The second dimension is India execution depth. A consulting partner's value is directly proportional to their understanding of the India GCC ecosystem. This means practical knowledge of city-level talent dynamics, compensation benchmarks, regulatory requirements, real-estate markets, employer branding strategies, and the cultural nuances that affect leadership hiring and team building. Partners with theoretical knowledge of GCCs but limited on-the-ground India experience often produce recommendations that do not survive implementation.
The third dimension is integration ability. Can the partner connect strategy to execution in a single engagement, or will the enterprise need to manage multiple handoffs between strategy advisors, recruitment firms, legal counsel, real-estate brokers, and technology providers? The most effective engagements use a single integrating partner who coordinates specialist providers rather than leaving the enterprise to manage the coordination itself.
A final test is future readiness.

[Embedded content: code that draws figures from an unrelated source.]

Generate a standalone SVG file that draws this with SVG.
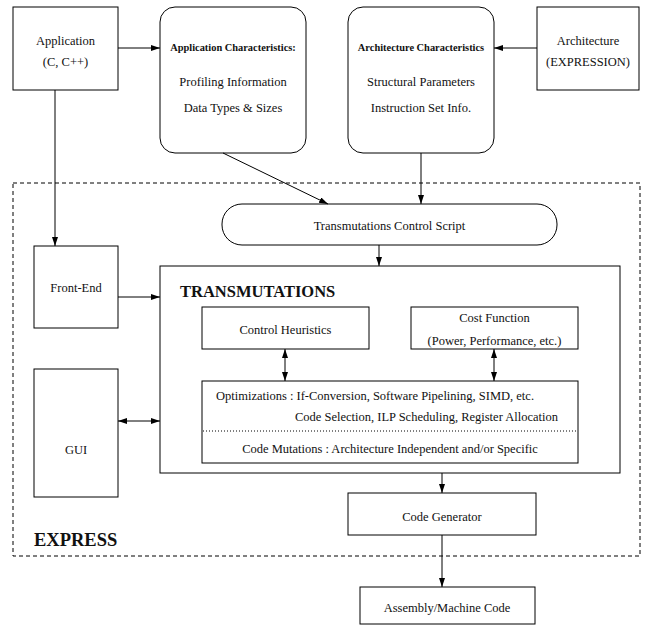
<svg xmlns="http://www.w3.org/2000/svg" width="645" height="630" viewBox="0 0 645 630">
<defs>
<marker id="ah" markerUnits="userSpaceOnUse" markerWidth="10" markerHeight="8" refX="9" refY="3" orient="auto-start-reverse">
<path d="M0,0 L9,3 L0,6 z" fill="#000"/>
</marker>
<style>
.box{fill:#fff;stroke:#000;stroke-width:1}
.t{font-family:"Liberation Serif","Times New Roman",serif;font-size:12.5px;fill:#111;text-anchor:middle}
.tb{font-family:"Liberation Serif","Times New Roman",serif;font-size:10.4px;font-weight:bold;fill:#111;text-anchor:middle}
.big{font-family:"Liberation Serif","Times New Roman",serif;font-weight:bold;fill:#111}
.c{fill:none;stroke:#000;stroke-width:1}
.a{marker-end:url(#ah)}
.d{marker-start:url(#ah);marker-end:url(#ah)}
</style>
</defs>
<rect width="645" height="630" fill="#fff"/>

<g id="express">
<rect x="13" y="183" width="627" height="373" fill="none" stroke="#000" stroke-width="1" stroke-dasharray="4,3"/>
<text class="big" x="34" y="546" font-size="18.5px">EXPRESS</text>
</g>

<g id="application">
<rect class="box" x="13" y="7" width="105" height="83"/>
<text class="t" x="65.5" y="45">Application</text>
<text class="t" x="65.5" y="66">(C, C++)</text>
</g>

<g id="app-char">
<rect class="box" x="160" y="7" width="146" height="146" rx="15"/>
<text class="tb" x="233" y="51">Application Characteristics:</text>
<text class="t" x="233" y="86">Profiling Information</text>
<text class="t" x="233" y="112">Data Types &amp; Sizes</text>
</g>

<g id="arch-char">
<rect class="box" x="348" y="7" width="146" height="146" rx="15"/>
<text class="tb" x="421" y="51">Architecture Characteristics</text>
<text class="t" x="421" y="86">Structural Parameters</text>
<text class="t" x="421" y="112">Instruction Set Info.</text>
</g>

<g id="architecture">
<rect class="box" x="537" y="7" width="102" height="83"/>
<text class="t" x="588" y="45">Architecture</text>
<text class="t" x="588" y="66">(EXPRESSION)</text>
</g>

<g id="control-script">
<rect class="box" x="222" y="204" width="335" height="41" rx="20"/>
<text class="t" x="389.5" y="230">Transmutations Control Script</text>
</g>

<g id="front-end">
<rect class="box" x="34" y="246" width="84" height="82"/>
<text class="t" x="76" y="292">Front-End</text>
</g>

<g id="gui">
<rect class="box" x="34" y="369" width="84" height="128"/>
<text class="t" x="76" y="454" font-size="17.5px">GUI</text>
</g>

<g id="transmutations">
<rect class="box" x="160" y="266" width="460" height="207"/>
<text class="big" x="180" y="297" font-size="16.5px">TRANSMUTATIONS</text>
</g>

<g id="control-heuristics">
<rect class="box" x="202" y="307" width="167" height="42"/>
<text class="t" x="285.5" y="334">Control Heuristics</text>
</g>

<g id="cost-function">
<rect class="box" x="411" y="307" width="167" height="42"/>
<text class="t" x="494.5" y="322">Cost Function</text>
<text class="t" x="494.5" y="345">(Power, Performance, etc.)</text>
</g>

<g id="optimizations">
<rect class="box" x="202" y="381" width="376" height="82"/>
<text class="t" x="216" y="400" style="text-anchor:start">Optimizations : If-Conversion, Software Pipelining, SIMD, etc.</text>
<text class="t" x="558" y="421" style="text-anchor:end">Code Selection, ILP Scheduling, Register Allocation</text>
<line x1="203" y1="431" x2="577" y2="431" stroke="#000" stroke-width="1" stroke-dasharray="1,2"/>
<text class="t" x="390" y="453">Code Mutations : Architecture Independent and/or Specific</text>
</g>

<g id="code-generator">
<rect class="box" x="348" y="493" width="188" height="42"/>
<text class="t" x="442" y="521">Code Generator</text>
</g>

<g id="assembly">
<rect class="box" x="360" y="587" width="175" height="37"/>
<text class="t" x="447" y="612">Assembly/Machine Code</text>
</g>

<g id="connectors">
<line class="c a" x1="118" y1="48" x2="160" y2="48"/>
<line class="c a" x1="537" y1="48" x2="494" y2="48"/>
<line class="c a" x1="55" y1="90" x2="55" y2="246"/>
<line class="c a" x1="223" y1="153" x2="328" y2="204"/>
<line class="c a" x1="421" y1="153" x2="421" y2="204"/>
<line class="c a" x1="379" y1="245" x2="379" y2="266"/>
<line class="c a" x1="118" y1="297" x2="160" y2="297"/>
<line class="c d" x1="285" y1="349" x2="285" y2="381"/>
<line class="c d" x1="494" y1="349" x2="494" y2="381"/>
<line class="c d" x1="118" y1="421" x2="160" y2="421"/>
<line class="c a" x1="442" y1="473" x2="442" y2="493"/>
<line class="c a" x1="442" y1="535" x2="442" y2="587"/>
</g>
</svg>
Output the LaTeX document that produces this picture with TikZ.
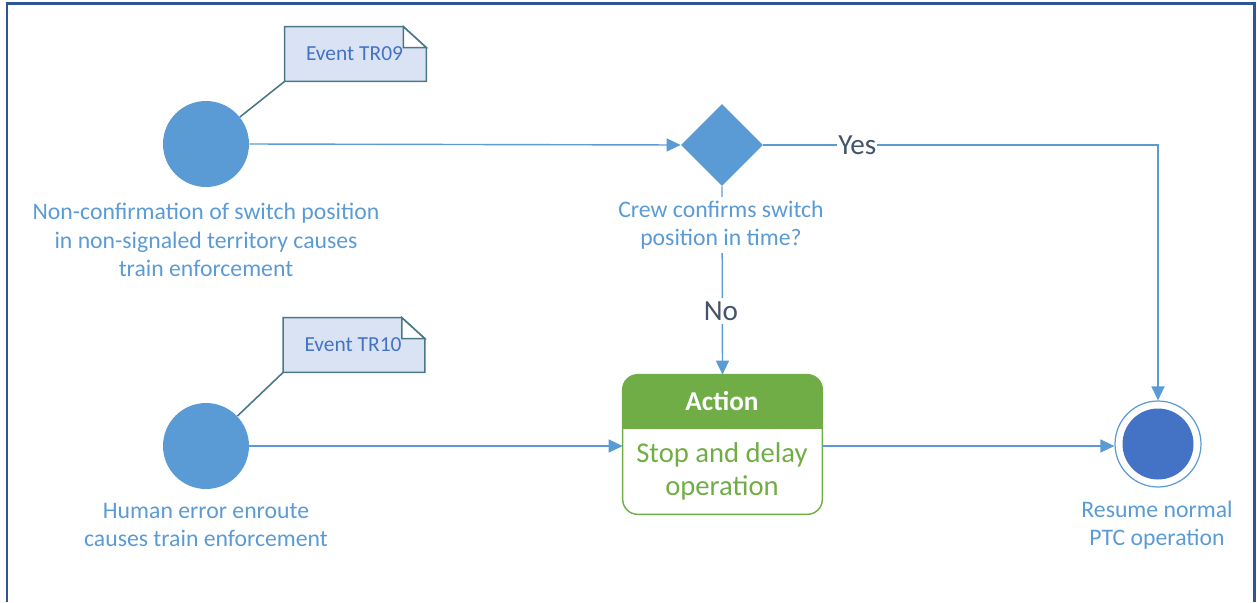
\documentclass[tikz,border=0pt]{standalone}
\usepackage{fontspec}
\setmainfont{Carlito}
\usetikzlibrary{shapes.geometric,arrows.meta,calc}
\definecolor{cblue}{HTML}{5B9BD5}
\definecolor{dblue}{HTML}{4472C4}
\definecolor{frame}{HTML}{2F5597}
\definecolor{notefill}{HTML}{DAE3F3}
\definecolor{noteline}{HTML}{4A7888}
\definecolor{actgreen}{HTML}{70AD47}
\definecolor{yn}{HTML}{44546A}
\tikzset{
  startnode/.style={circle,fill=cblue,minimum size=1.72cm,inner sep=0pt},
  lbl/.style={text=cblue,align=center,font=\fontsize{13.5}{16.2}\selectfont,inner sep=2pt},
  flow/.style={draw=cblue,line width=0.8pt,-{Triangle[length=0.28cm,width=0.26cm]}},
  notebox/.style={minimum width=2.82cm,minimum height=1.08cm,inner sep=0pt,text=dblue,font=\fontsize{12.2}{14}\selectfont},
  noteshape/.style={draw=noteline,fill=notefill,line width=0.9pt,line join=miter},
  notelink/.style={draw=noteline,line width=0.9pt},
  ynlbl/.style={text=yn,fill=white,font=\fontsize{16.6}{19}\selectfont,inner sep=0.6pt}
}
\begin{document}
\begin{tikzpicture}[x=0.02cm,y=-0.02cm]
\useasboundingbox (0,0) rectangle (1257,602);
% frame
\draw[frame,line width=0.06cm] (7,602) -- (7,3) -- (1254,3) -- (1254,602);
% start nodes
\node[startnode] (c1) at (206,144) {};
\node[startnode] (c2) at (206,446) {};
% notes
\node[notebox] (n1) at (355.5,54) {};
\node[notebox] (n2) at (354,345) {};
\foreach \n in {n1,n2}{
  \draw[noteshape] (\n.south west) -- (\n.north west) -- ($(\n.north east)+(-23,0)$) -- ($(\n.north east)+(0,21)$) -- (\n.south east) -- cycle;
  \draw[noteshape,fill=white] ($(\n.north east)+(-23,0)$) -- ($(\n.north east)+(-23,21)$) -- ($(\n.north east)+(0,21)$) -- cycle;
}
\node[notebox,anchor=center] (t1) at ($(n1.center)+(-1,0)$) {Event TR09};
\node[notebox,anchor=center] (t2) at ($(n2.center)+(-1,0)$) {Event TR10};
\draw[notelink] (c1) -- (n1.south west);
\draw[notelink] (c2) -- (n2.south west);
% decision
\node[diamond,fill=cblue,minimum width=1.64cm,minimum height=1.64cm,inner sep=0pt] (dia) at (722,145) {};
% action
\node[minimum width=3.98cm,minimum height=2.78cm,inner sep=0pt] (act) at (722.5,444.5) {};
\begin{scope}
  \clip (act.north west) rectangle ($(act.east)+(0,-16.5)$);
  \fill[actgreen,rounded corners=0.3cm] (act.south west) rectangle (act.north east);
\end{scope}
\draw[actgreen,line width=0.8pt,rounded corners=0.3cm] (act.south west) rectangle (act.north east);
\node[text=white,font=\bfseries\fontsize{15.5}{18}\selectfont] (acth) at (722,401) {Action};
\node[text=actgreen,align=center,font=\fontsize{16.3}{18.7}\selectfont] (actb) at (722,471) {Stop and delay\\operation};
% end node
\node[circle,draw=cblue,line width=0.7pt,minimum size=1.72cm,inner sep=0pt] (endo) at (1158,444) {};
\node[circle,fill=dblue,minimum size=1.42cm,inner sep=0pt] (endi) at (endo.center) {};
\coordinate (yc) at (1158,145);
% connectors
\draw[flow] (c1.east) -- (dia.west);
\draw[flow] (c2.east) -- (c2.east -| act.west);
\draw[flow] (act.east |- c2.east) -- (c2.east -| endo.west);
\draw[flow] (dia.east) -- node[ynlbl,pos=0.238] (yes) {Yes} (yc) -- (endo.north);
\draw[flow] (dia.south) -- (act.north);
% labels
\node[lbl,fill=white] (dl) at (721,225) {Crew confirms switch\\position in time?};
\node[ynlbl,inner sep=2pt] (no) at (721,311) {No};
\node[lbl] (l1) at (206,240) {Non-confirmation of switch position\\in non-signaled territory causes\\train enforcement};
\node[lbl] (l2) at (206,525) {Human error enroute\\causes train enforcement};
\node[lbl] (l3) at (1157,525) {Resume normal\\PTC operation};
\end{tikzpicture}
\end{document}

The GCC landscape is evolving rapidly. AI-ready architecture, responsible AI governance, platform-led delivery models, and outcome-based metrics are becoming baseline expectations for new centers. The right consulting partner should be able to design a center that is not just viable today but positioned to absorb AI, automation, and evolving enterprise expectations over the next three to five years.
What a good GCC consulting engagement should deliver
A well-structured GCC consulting engagement typically produces six deliverables. First, a validated business case with clear financial modeling, risk analysis, and executive-ready rationale. Second, an operating model blueprint that defines mandate, team topology, governance, decision rights, and service interfaces. Third, a location recommendation backed by data on talent availability, cost modeling, and sector fit. Fourth, a talent architecture that specifies leadership roles, hiring waves, sourcing strategy, and employer branding approach. Fifth, a launch plan with 30-60-90 day milestones, readiness gates, and accountability assignments. Sixth, a governance framework that the enterprise can implement immediately and refine as the center matures.
Conclusion: GCC Consulting India should reduce design risk
The right GCC consulting India partner does more than help an enterprise "set up in India." It reduces design risk, compresses the learning curve, and improves the odds that the center will become strategically valuable rather than operationally confusing.
The return on good advisory is asymmetric: the cost of a thorough consulting engagement is a fraction of the cost of a poorly designed center. Enterprises that invest in the right advisory partnership before they invest in hiring and infrastructure consistently reach operating maturity faster, with lower redesign costs and stronger executive confidence in the GCC model.